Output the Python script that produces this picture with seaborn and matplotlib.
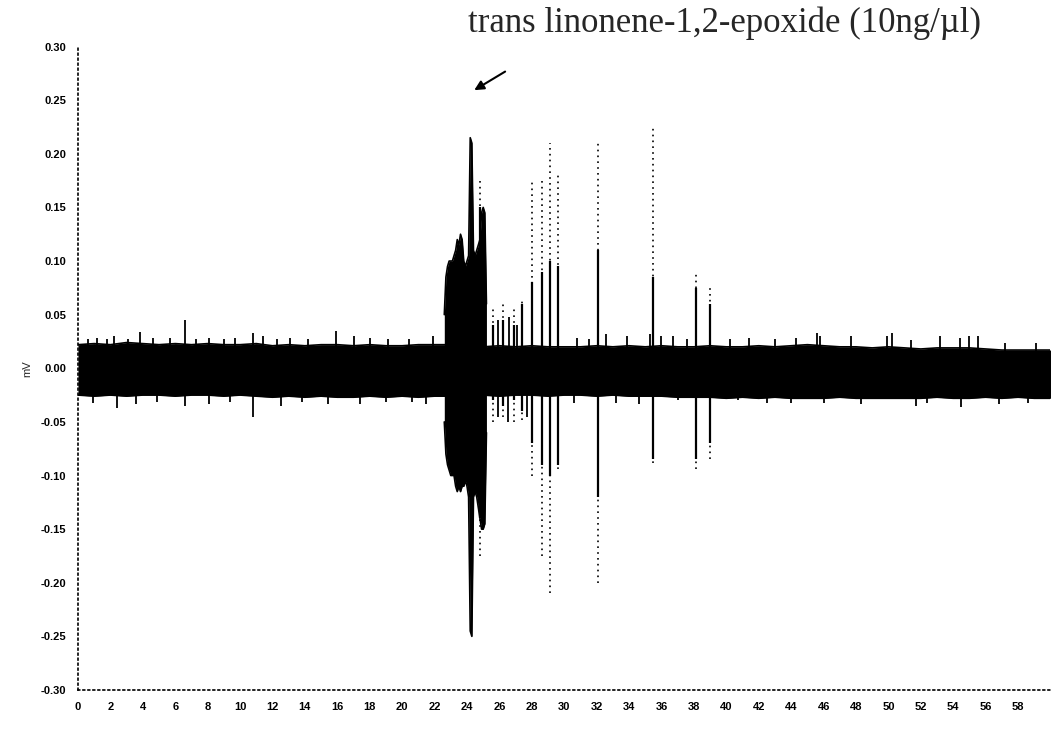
--
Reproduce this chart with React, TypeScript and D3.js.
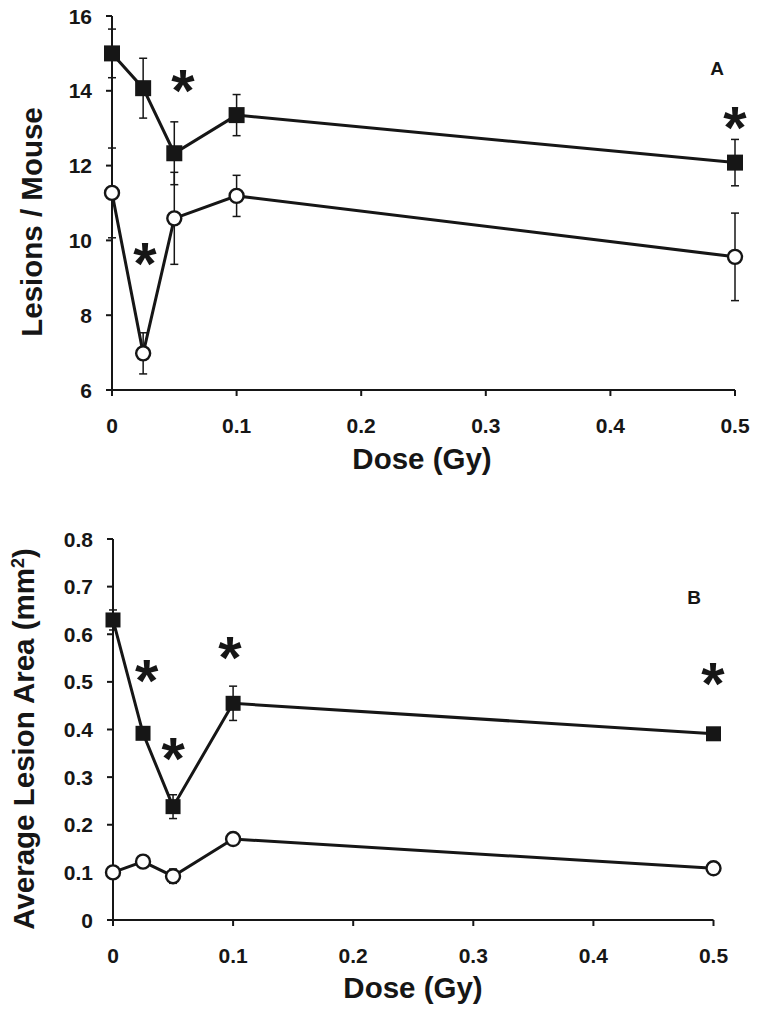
...
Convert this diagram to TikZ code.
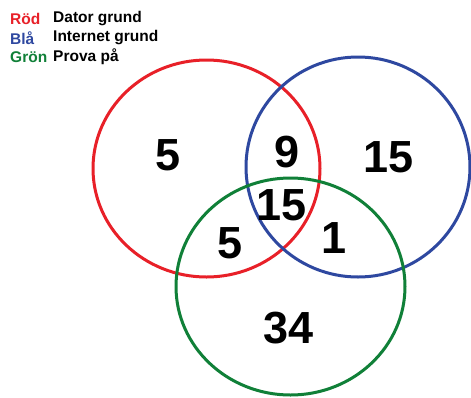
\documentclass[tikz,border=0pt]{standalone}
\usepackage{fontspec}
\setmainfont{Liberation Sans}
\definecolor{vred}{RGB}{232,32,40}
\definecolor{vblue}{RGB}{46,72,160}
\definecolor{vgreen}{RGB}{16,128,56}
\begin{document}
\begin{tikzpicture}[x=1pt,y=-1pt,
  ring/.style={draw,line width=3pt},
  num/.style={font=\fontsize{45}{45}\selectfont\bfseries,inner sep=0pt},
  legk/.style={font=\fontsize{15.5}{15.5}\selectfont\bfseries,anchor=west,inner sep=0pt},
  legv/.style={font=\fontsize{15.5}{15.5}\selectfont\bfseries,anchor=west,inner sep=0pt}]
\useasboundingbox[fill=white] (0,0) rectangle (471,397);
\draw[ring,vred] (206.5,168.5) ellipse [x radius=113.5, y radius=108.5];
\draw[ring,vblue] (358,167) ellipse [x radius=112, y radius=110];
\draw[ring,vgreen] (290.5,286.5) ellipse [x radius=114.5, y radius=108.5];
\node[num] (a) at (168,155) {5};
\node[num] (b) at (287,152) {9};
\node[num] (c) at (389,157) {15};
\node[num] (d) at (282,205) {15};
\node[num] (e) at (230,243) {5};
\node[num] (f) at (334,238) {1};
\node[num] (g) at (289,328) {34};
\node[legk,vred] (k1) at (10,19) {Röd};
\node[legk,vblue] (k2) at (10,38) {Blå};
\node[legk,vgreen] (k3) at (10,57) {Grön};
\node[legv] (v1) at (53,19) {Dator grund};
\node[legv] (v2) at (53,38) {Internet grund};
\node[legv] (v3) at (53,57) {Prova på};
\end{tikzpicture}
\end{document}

> _TASK GOAL_
Pull out each line of the entries that contains "this".

> _EXPECTED ANSWER_
Output the Python script that produces this picture with seaborn and matplotlib.
Reproduce this chart with React, TypeScript and D3.js.
Convert this diagram to TikZ code.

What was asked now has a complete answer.